Mais sur le plan systémique, la plus populaire des monnaies virtuelles a servi d’ambassadrice à la technologie de la chaîne de blocs, ou blockchain, laissant miroiter nombre d’utilisations ou d’applications, notamment dans l’industrie financière, le marketing et le commerce.
Et sous l’angle économique, un rôle des cryptomonnaies dans le paysage monétaire est désormais entrevu, dans une perspective de dollarisation 2.0, même si ces monnaies nées dans les cendres de la crise de 2008 ont à démontrer leur résilience face à un choc économique à grande échelle.

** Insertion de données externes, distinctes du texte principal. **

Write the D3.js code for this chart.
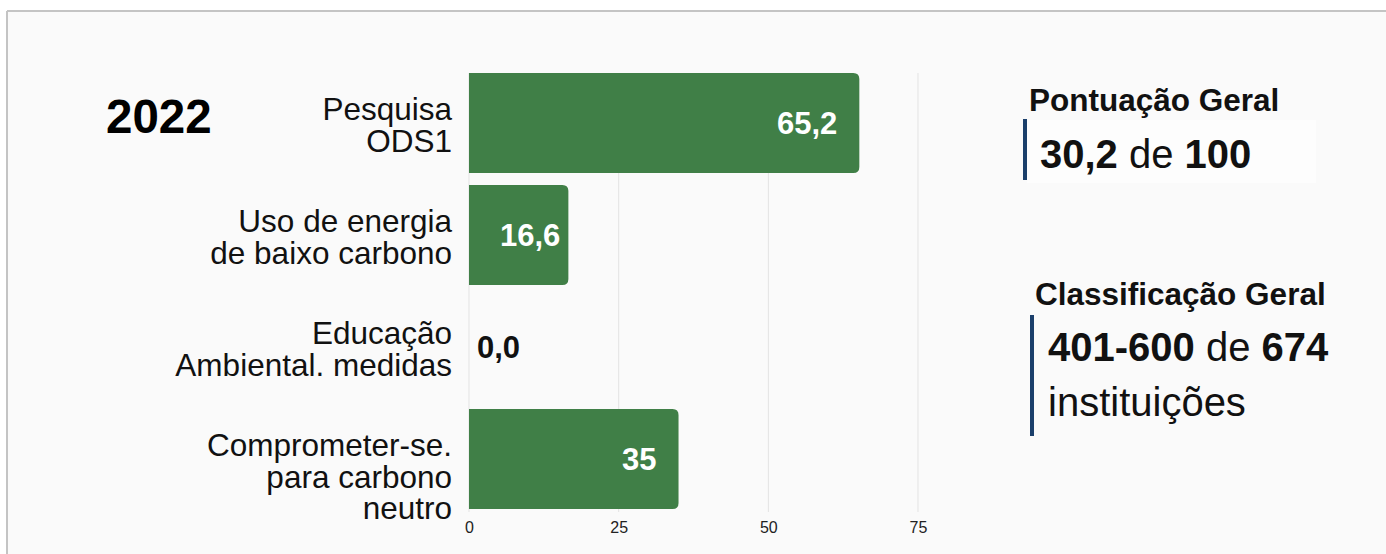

Pour l’instant, le marché au comptant manque de profondeur, de transparence, de liquidités et d’efficience. Et dans leur version actuelle, bitcoins et al. appartiennent davantage à l’esquisse, étant difficiles d’utilisation et parfois trop obscurs. Or le Fonds monétaire international a déjà fait référence à une solution de remplacement moins coûteuse à la dollarisation à laquelle pourraient recourir des pays émergents désirant se défaire de leur dépendance au dollar américain et retrouver leur autonomie monétaire en se soustrayant de l’influence la Réserve fédérale. Certes, tout reste, ici, à démontrer, comme cette expérience hybride tentée au Venezuela démontrant des débuts plus que laborieux du petro. Là-bas, on ne croit pas au succès de cette cryptomonnaie s’appuyant sur les réserves pétrolières d’un pays évoluant en situation de défaut de paiement, comme sa compagnie pétrolière d’État PDVSA, en proie à l’hyperinflation et aux prises avec d’énormes déficits publics.

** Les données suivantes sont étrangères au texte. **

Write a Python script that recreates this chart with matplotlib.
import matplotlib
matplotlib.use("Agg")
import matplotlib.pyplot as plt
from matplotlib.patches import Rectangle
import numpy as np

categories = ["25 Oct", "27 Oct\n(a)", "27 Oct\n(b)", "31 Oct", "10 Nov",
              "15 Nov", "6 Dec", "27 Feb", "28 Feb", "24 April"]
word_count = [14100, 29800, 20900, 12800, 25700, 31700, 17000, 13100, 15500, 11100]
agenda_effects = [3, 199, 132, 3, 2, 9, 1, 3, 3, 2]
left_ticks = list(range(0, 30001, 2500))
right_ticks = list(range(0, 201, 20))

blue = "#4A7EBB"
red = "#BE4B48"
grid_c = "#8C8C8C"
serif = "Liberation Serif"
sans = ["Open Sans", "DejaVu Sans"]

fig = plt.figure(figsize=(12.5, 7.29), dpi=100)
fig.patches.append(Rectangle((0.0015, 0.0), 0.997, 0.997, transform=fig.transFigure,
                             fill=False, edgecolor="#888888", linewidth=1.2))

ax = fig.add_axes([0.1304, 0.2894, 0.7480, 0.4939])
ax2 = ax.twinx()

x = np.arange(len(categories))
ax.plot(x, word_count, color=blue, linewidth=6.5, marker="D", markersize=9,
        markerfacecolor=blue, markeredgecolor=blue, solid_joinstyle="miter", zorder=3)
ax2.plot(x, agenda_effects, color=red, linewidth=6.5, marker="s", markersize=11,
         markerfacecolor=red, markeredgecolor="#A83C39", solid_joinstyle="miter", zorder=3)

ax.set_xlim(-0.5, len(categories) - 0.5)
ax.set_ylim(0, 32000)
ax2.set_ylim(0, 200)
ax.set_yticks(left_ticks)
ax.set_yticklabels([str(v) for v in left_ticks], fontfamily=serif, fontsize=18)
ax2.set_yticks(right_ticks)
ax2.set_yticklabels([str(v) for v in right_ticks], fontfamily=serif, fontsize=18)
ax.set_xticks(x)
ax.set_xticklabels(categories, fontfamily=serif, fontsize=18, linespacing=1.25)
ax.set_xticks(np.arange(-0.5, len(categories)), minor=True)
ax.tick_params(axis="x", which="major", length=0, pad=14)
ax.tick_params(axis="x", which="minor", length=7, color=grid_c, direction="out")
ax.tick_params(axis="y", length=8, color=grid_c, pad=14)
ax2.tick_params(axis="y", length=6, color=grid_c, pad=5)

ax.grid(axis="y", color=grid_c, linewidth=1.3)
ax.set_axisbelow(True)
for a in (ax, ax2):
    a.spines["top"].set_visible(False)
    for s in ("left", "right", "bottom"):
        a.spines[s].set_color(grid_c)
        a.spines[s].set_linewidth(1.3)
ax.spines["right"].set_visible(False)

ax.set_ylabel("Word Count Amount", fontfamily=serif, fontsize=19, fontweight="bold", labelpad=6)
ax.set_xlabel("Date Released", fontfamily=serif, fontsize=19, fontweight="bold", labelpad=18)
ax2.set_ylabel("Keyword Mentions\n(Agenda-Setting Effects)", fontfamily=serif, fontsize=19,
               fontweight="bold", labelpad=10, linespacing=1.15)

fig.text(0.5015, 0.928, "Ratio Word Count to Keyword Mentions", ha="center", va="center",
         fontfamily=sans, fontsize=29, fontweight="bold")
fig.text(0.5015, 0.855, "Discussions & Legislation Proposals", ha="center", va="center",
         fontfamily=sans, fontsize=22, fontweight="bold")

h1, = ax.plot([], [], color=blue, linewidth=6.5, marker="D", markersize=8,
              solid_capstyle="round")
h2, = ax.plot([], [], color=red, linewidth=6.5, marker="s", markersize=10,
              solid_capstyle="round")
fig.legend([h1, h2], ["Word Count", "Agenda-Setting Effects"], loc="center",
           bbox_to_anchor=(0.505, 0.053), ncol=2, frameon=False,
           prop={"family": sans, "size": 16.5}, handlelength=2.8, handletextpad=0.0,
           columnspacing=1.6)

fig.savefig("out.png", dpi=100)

Une solution de remplacement que l’actuelle guerre commerciale que livrent les États-Unis à ses principaux partenaires commerciaux ne peut que renforcer. D’autant que cette surenchère de sanctions et de tarifs conduit à l’application d’une politique monétaire toujours moins accommodante de la Fed qui n’est pas sans provoquer des remous sur le marché du crédit et se répercuter sur la dette libellée en dollars américains.
Car les défis ne sont finalement que de nature technologique, soulignait le FMI il y a un an.